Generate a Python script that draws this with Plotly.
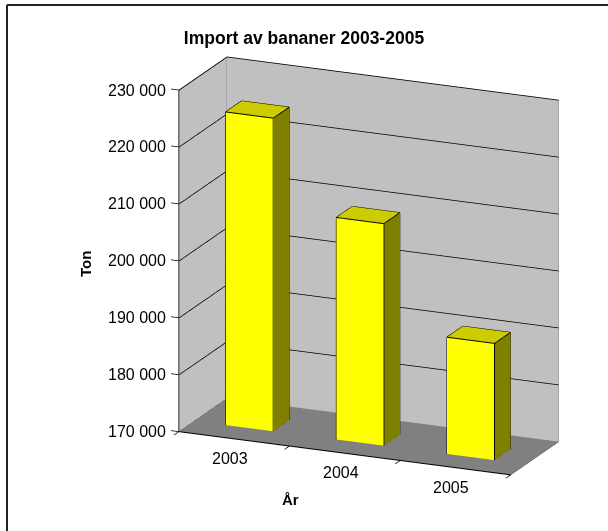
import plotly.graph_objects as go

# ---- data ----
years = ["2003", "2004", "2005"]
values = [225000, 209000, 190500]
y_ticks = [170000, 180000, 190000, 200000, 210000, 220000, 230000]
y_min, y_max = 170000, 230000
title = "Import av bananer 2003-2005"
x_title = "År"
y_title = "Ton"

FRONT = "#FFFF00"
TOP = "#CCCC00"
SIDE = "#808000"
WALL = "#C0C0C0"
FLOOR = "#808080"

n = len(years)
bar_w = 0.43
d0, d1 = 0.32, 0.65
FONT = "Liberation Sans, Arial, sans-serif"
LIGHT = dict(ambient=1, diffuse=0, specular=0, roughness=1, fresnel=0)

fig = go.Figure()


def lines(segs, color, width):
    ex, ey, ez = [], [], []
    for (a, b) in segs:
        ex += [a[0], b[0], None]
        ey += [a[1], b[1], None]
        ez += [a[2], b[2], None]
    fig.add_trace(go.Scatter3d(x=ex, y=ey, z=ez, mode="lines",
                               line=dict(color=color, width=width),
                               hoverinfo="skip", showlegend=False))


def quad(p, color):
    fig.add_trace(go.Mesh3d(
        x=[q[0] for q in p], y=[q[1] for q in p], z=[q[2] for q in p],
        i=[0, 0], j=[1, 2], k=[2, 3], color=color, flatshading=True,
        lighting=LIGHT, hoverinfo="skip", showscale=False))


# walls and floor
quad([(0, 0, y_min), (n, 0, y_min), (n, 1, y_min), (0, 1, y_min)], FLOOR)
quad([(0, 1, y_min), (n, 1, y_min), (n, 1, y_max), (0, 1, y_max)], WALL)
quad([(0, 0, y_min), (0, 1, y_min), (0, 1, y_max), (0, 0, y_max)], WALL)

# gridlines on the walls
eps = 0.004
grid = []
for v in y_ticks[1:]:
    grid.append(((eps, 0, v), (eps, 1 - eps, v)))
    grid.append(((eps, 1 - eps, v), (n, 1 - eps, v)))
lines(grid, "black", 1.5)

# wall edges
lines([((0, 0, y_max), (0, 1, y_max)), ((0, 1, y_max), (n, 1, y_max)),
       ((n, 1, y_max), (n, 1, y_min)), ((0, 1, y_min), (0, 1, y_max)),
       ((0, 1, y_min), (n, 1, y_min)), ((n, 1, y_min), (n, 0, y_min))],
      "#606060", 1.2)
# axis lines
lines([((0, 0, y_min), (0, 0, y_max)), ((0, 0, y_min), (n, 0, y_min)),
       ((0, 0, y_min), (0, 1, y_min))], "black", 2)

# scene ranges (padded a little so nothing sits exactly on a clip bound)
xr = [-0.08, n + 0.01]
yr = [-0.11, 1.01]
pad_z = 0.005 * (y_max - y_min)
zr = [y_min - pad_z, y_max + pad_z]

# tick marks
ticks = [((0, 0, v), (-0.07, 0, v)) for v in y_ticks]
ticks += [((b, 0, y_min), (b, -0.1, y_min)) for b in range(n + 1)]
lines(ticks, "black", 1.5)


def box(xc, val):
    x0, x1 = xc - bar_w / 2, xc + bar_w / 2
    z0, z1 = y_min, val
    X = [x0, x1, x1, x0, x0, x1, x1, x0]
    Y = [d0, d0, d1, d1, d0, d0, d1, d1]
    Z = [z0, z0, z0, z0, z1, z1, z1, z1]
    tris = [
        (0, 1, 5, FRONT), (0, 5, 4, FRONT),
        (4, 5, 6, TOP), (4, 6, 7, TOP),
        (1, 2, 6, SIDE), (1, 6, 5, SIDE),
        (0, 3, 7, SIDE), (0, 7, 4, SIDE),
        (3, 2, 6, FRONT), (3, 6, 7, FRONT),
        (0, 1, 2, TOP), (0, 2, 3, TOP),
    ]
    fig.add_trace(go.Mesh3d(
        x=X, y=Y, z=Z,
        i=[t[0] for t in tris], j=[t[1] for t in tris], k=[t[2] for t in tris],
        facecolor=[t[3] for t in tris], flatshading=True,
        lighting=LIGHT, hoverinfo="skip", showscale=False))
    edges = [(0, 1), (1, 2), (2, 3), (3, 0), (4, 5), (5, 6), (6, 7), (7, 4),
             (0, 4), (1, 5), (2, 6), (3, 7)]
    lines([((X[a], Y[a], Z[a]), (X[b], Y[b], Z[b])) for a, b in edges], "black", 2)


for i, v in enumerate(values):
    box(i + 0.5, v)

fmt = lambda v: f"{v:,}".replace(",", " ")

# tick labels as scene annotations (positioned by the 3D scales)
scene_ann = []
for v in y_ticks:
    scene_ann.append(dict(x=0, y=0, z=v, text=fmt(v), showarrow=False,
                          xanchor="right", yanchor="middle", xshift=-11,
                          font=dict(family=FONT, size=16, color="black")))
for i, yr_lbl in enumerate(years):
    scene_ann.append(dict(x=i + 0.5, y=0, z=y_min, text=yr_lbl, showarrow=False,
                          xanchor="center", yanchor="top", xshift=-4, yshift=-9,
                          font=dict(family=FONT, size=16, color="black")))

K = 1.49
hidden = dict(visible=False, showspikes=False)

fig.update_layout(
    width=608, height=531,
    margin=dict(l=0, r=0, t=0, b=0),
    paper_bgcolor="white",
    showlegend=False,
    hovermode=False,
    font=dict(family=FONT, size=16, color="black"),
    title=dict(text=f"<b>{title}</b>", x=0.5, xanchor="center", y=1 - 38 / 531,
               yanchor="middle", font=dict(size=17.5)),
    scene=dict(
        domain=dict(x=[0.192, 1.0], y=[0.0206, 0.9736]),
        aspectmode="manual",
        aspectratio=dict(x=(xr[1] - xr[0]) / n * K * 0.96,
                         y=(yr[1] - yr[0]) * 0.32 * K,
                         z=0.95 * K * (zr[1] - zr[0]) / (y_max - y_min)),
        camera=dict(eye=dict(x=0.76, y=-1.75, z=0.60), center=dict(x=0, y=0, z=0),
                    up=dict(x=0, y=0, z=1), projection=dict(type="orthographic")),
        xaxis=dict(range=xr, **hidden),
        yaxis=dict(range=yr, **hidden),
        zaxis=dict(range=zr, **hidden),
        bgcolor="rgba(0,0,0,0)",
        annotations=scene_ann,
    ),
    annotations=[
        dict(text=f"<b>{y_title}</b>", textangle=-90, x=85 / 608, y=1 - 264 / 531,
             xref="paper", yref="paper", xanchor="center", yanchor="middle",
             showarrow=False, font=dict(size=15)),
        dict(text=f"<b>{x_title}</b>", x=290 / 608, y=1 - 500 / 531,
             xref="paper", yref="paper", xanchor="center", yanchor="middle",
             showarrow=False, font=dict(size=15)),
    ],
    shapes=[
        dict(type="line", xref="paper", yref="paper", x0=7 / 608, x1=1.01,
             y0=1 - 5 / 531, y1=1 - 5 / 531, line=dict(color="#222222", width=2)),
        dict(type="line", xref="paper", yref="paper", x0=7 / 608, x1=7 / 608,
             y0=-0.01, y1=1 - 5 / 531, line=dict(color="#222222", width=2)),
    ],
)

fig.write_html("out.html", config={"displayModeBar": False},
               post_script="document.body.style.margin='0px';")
--
▶ _Given instruction_
Leave the pictures out and please restate exactly the lines running from the start of the material through the one with "fig = go.Figure()".

▶ _Task solution_
Generate a Python script that draws this with Plotly.
import plotly.graph_objects as go

# ---- data ----
years = ["2003", "2004", "2005"]
values = [225000, 209000, 190500]
y_ticks = [170000, 180000, 190000, 200000, 210000, 220000, 230000]
y_min, y_max = 170000, 230000
title = "Import av bananer 2003-2005"
x_title = "År"
y_title = "Ton"

FRONT = "#FFFF00"
TOP = "#CCCC00"
SIDE = "#808000"
WALL = "#C0C0C0"
FLOOR = "#808080"

n = len(years)
bar_w = 0.43
d0, d1 = 0.32, 0.65
FONT = "Liberation Sans, Arial, sans-serif"
LIGHT = dict(ambient=1, diffuse=0, specular=0, roughness=1, fresnel=0)

fig = go.Figure()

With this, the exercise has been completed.